Hebrews 2:18 – And you took your embroidered garments to cover them, and set my oil and my incense before them.

From Henry T. Blackaby — “You will never face a temptation so strong that God has not made complete provision for you to overcome it. God, out of His love, has done everything necessary for you to be victorious whenever you face temptation. He has clearly revealed His will to you in Scripture so that you will not be confused about the right thing to do. He has placed the Holy Spirit within you to guide you in your decisions and to convict you when you make harmful choices. With every temptation God also provides a way of escape so that you never have to yield to it (1 Cor. 10:13). Everything is in place for you to experience victory over every temptation.

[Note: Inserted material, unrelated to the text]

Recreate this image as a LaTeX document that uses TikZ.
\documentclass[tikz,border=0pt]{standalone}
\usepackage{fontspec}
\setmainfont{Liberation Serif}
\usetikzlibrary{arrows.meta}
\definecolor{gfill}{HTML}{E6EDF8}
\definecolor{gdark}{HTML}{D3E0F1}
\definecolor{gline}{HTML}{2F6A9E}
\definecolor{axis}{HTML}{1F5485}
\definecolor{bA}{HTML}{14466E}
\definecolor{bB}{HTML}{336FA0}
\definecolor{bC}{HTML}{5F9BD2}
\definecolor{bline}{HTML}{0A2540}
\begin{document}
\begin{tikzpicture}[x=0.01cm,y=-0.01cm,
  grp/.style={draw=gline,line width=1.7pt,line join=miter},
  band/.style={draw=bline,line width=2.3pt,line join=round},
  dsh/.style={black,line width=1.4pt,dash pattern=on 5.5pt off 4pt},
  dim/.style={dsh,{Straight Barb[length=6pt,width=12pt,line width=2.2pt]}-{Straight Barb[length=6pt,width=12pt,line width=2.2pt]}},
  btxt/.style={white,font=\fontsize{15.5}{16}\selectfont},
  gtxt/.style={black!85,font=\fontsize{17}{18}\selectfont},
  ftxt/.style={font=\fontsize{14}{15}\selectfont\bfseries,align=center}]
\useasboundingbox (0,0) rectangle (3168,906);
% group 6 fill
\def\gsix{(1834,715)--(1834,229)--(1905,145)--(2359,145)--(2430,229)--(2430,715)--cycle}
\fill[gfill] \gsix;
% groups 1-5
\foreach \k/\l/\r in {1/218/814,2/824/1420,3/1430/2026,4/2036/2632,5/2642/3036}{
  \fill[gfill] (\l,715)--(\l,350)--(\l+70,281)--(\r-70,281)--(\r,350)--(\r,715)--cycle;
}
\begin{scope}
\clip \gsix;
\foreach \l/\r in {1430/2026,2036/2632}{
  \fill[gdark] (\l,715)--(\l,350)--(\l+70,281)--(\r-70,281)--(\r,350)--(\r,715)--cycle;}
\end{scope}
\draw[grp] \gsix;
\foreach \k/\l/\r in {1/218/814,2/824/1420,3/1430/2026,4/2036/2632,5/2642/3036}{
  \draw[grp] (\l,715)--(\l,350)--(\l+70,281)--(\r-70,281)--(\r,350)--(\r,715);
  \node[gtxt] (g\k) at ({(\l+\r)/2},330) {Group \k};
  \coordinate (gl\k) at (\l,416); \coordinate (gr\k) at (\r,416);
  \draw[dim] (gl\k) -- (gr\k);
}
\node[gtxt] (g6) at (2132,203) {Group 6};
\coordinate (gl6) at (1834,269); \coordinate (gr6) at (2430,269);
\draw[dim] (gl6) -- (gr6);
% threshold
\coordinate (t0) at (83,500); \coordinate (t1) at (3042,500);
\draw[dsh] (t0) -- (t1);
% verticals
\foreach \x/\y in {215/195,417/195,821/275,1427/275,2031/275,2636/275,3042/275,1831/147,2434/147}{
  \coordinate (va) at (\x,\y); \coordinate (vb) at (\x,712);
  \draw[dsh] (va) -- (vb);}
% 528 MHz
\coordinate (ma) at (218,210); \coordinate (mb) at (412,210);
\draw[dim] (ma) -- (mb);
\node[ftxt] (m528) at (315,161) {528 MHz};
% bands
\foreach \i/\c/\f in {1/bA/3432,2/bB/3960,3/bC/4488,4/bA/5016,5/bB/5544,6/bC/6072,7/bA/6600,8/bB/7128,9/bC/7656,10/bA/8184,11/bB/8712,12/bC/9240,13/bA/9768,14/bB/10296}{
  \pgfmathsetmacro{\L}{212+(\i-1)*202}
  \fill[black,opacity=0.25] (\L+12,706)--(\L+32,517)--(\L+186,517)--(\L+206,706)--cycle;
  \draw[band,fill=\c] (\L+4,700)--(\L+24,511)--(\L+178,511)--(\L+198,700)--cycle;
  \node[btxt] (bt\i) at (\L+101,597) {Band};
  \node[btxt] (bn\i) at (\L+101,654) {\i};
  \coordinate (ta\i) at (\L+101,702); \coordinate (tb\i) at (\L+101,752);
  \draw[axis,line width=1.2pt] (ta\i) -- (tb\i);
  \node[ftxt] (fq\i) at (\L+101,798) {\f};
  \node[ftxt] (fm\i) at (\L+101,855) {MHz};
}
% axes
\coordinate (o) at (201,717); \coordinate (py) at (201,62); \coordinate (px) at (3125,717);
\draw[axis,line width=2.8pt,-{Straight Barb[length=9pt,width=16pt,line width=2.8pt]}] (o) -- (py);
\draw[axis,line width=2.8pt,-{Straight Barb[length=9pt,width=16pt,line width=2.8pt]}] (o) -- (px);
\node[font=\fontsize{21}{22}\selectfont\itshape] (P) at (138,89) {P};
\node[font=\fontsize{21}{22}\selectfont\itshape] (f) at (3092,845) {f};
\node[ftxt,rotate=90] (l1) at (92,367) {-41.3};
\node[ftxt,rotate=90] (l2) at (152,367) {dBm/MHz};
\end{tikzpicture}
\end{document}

God in His infinite love, however, has done even more to safeguard you from temptation. He has allowed Himself to suffer the full brunt of temptation. The very Son of God humbled Himself, taking on all the limitations of frail human flesh, and was tempted in every way that we are. Jesus knew what it was like to grow tired, to be hungry, to experience the same limitations we have; yet He was without sin. It is to this One that we turn when we are facing temptation. Ours is not an unsympathetic God who is unconcerned with our struggle to live righteously, but we follow a God who knows how difficult it is to resist sin and withstand temptation. We can approach Christ with confidence, knowing that He understands our plight. He knows how to aid us when we are tempted.”

“Cross” Fit S-WOD (Spiritual Workout of the Day) – 15 September 2023: Today, show appropriate appreciation for the grace you have received in Jesus by observing all that He commanded (Matthew 28:20), and share your joy with others.